Broader Challenges of Long-Delayed Prosecutions

Criminal prosecutions may not always be necessary or desirable, particularly after a long delay (David 2017:172). In some countries where policies of forgetting or suppression have been pursued, a common justification has been that engaging the past would only provoke further conflict (Miller 2021:647). There is an argument that initiating long-delayed prosecutions after several decades would simply reignite old hatreds in society. Thus, after the passage of decades, it is possible to argue that transitional justice mechanisms other than criminal trials may be better suited to dealing with the past.

However, the countervailing view is that, unless and until criminal prosecutions of mass atrocities occur, hatreds and resentments will continue bubbling below and, in some cases, above the surface. In such cases, a failure to mount trials would “allow old wounds to fester” (Rafiqul Islam 2015:305). From this perspective, therefore, criminal prosecutions, even when they are long delayed, are necessary to achieve justice.

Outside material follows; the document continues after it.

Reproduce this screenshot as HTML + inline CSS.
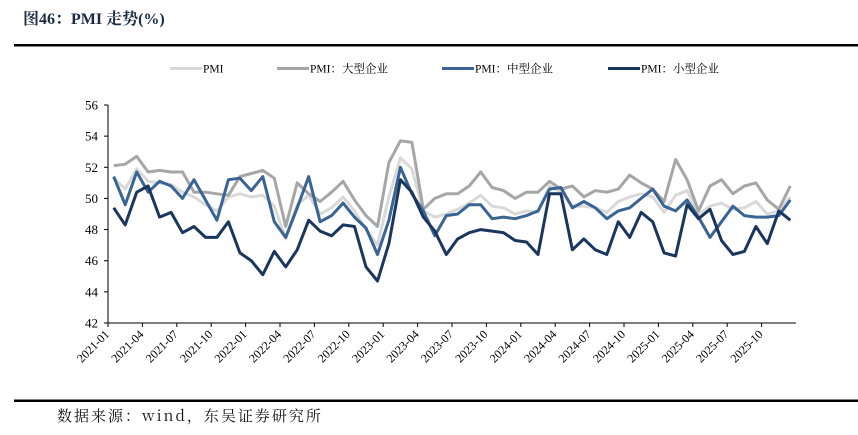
<!DOCTYPE html>
<html><head><meta charset="utf-8">
<style>
html,body{margin:0;padding:0;background:#fff;}
svg{display:block;font-family:"Liberation Serif","Noto Serif CJK SC",serif;}
</style></head>
<body>
<svg id="chart" width="858" height="435" viewBox="0 0 858 435">
  <text x="23" y="24" font-size="16" font-weight="bold" fill="#1a2a44">图46：PMI 走势(%)</text>
  <rect x="14" y="44" width="844" height="2.5" fill="#000"/>
  <g id="legend"></g>
  <g id="axes"></g>
  <g id="series"></g>
  <rect x="14" y="399.5" width="844" height="2.5" fill="#000"/>
  <text x="57" y="421" font-size="15" letter-spacing="2" fill="#111" font-family="'Noto Serif CJK SC','Liberation Serif',serif">数据来源：wind，东吴证券研究所</text>
</svg>
<script>
const months = [];
for (let y = 2021; y <= 2025; y++) for (let m = 1; m <= 12; m++) months.push(y + '-' + String(m).padStart(2, '0'));
const yTicks = [42, 44, 46, 48, 50, 52, 54, 56];
const seriesNames = ['PMI', 'PMI：大型企业', 'PMI：中型企业', 'PMI：小型企业'];
const pmi = [51.3,50.6,51.9,51.1,51.0,50.9,50.4,50.1,49.6,49.2,50.1,50.3,
  50.1,50.2,49.5,47.4,49.6,50.2,49.0,49.4,50.1,49.2,48.0,47.0,
  50.1,52.6,51.9,49.2,48.8,49.0,49.3,49.7,50.2,49.5,49.4,49.0,
  49.2,49.1,50.8,50.4,49.5,49.5,49.4,49.1,49.8,50.1,50.3,50.1,
  49.1,50.2,50.5,49.0,49.5,49.7,49.3,49.4,49.8,49.0,49.2,50.1];
const large = [52.1,52.2,52.7,51.7,51.8,51.7,51.7,50.4,50.4,50.3,50.2,51.4,
  51.6,51.8,51.3,48.2,51.0,50.3,49.8,50.4,51.1,49.9,48.9,48.2,
  52.3,53.7,53.6,49.3,50.0,50.3,50.3,50.8,51.7,50.7,50.5,50.0,
  50.4,50.4,51.1,50.6,50.8,50.1,50.5,50.4,50.6,51.5,51.0,50.6,
  49.8,52.5,51.2,49.2,50.8,51.2,50.3,50.8,51.0,49.9,49.3,50.8];
const medium = [51.4,49.6,51.7,50.4,51.1,50.8,50.0,51.2,49.9,48.6,51.2,51.3,
  50.5,51.4,48.5,47.5,49.4,51.4,48.5,48.9,49.7,48.8,48.1,46.4,
  48.6,52.0,50.3,49.2,47.6,48.9,49.0,49.6,49.6,48.7,48.8,48.7,
  48.9,49.2,50.6,50.7,49.4,49.8,49.4,48.7,49.2,49.4,50.0,50.6,
  49.5,49.2,49.9,48.8,47.5,48.5,49.5,48.9,48.8,48.8,48.9,49.9];
const small = [49.4,48.3,50.4,50.8,48.8,49.1,47.8,48.2,47.5,47.5,48.5,46.5,
  46.0,45.1,46.6,45.6,46.7,48.6,47.9,47.6,48.3,48.2,45.6,44.7,
  47.1,51.2,50.4,48.8,47.9,46.4,47.4,47.8,48.0,47.9,47.8,47.3,
  47.2,46.4,50.3,50.3,46.7,47.4,46.7,46.4,48.5,47.5,49.1,48.5,
  46.5,46.3,49.6,48.7,49.3,47.3,46.4,46.6,48.2,47.1,49.2,48.6];

const NS = 'http://www.w3.org/2000/svg';
const X0 = 108, X1 = 796, Y0 = 323, Y1 = 105, YMIN = 42, YMAX = 56;
const band = (X1 - X0) / months.length;
const xPos = i => X0 + band * (i + 0.5);
const yPos = v => Y0 - (v - YMIN) / (YMAX - YMIN) * (Y0 - Y1);
function mk(tag, attrs, parent) {
  const el = document.createElementNS(NS, tag);
  for (const k in attrs) el.setAttribute(k, attrs[k]);
  parent.appendChild(el);
  return el;
}
const axes = document.getElementById('axes');
let el = mk('line', {x1: X0, y1: Y1, x2: X0, y2: Y0, stroke: '#000', 'stroke-width': 1}, axes);


el = mk('line', {x1: X0, y1: Y0, x2: X1, y2: Y0, stroke: '#000', 'stroke-width': 1}, axes);


yTicks.forEach(t => {
  const y = yPos(t);
  const tk = mk('line', {x1: X0 - 4, y1: y, x2: X0, y2: y, stroke: '#000'}, axes);
  
  
  const lb = mk('text', {x: X0 - 10, y: y + 4.5, 'font-size': 13, 'text-anchor': 'end', fill: '#000'}, axes);
  lb.textContent = t;
  
  
});
months.forEach((m, i) => {
  if (i % 3 !== 0) return;
  const x = X0 + band * i;
  const tk = mk('line', {x1: x, y1: Y0, x2: x, y2: Y0 + 4, stroke: '#000'}, axes);
  
  
  const lb = mk('text', {x: x + 2, y: Y0 + 12, 'font-size': 12, 'text-anchor': 'end', fill: '#000', transform: `rotate(-45 ${x + 2} ${Y0 + 12})`}, axes);
  lb.textContent = m;
  
  
});
const colors = ['#d9d9d9', '#a6a6a6', '#3a6494', '#1b365d'];
const data = [pmi, large, medium, small];
const sNames = ['line-pmi', 'line-large', 'line-medium', 'line-small'];
const sg = document.getElementById('series');
data.forEach((arr, s) => {
  const pts = arr.map((v, i) => xPos(i).toFixed(1) + ',' + yPos(v).toFixed(1)).join(' ');
  const pl = mk('polyline', {points: pts, fill: 'none', stroke: colors[s], 'stroke-width': 3, 'stroke-linejoin': 'round'}, sg);
  
  
});
const lg = document.getElementById('legend');
const lx = [170, 277, 442, 608];
seriesNames.forEach((n, s) => {
  const ln = mk('line', {x1: lx[s], y1: 68.5, x2: lx[s] + 32, y2: 68.5, stroke: colors[s], 'stroke-width': 3}, lg);
  
  
  const tx = mk('text', {x: lx[s] + 33, y: 72.5, 'font-size': 11.5, fill: '#000'}, lg);
  tx.textContent = n;
  
  
});
</script>
</body></html>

In Bangladesh, in light of the endemic and destabilising culture of impunity that was allowed to prevail for decades, it is perhaps not surprising that, criminal trials were prioritised. However, the divisions in Bangladeshi society brought about by the 1971-conflict and the culture of impunity that followed, cannot be mitigated only by a legal process and there remains a need for a broader reconciliatory approach towards healing the nation.

Bangladesh remains a case of international interest. How and whether the country is able to achieve this ambitious goal will offer import lessons to transitional justice scholars and practitioners alike (D’Costa 2015:366).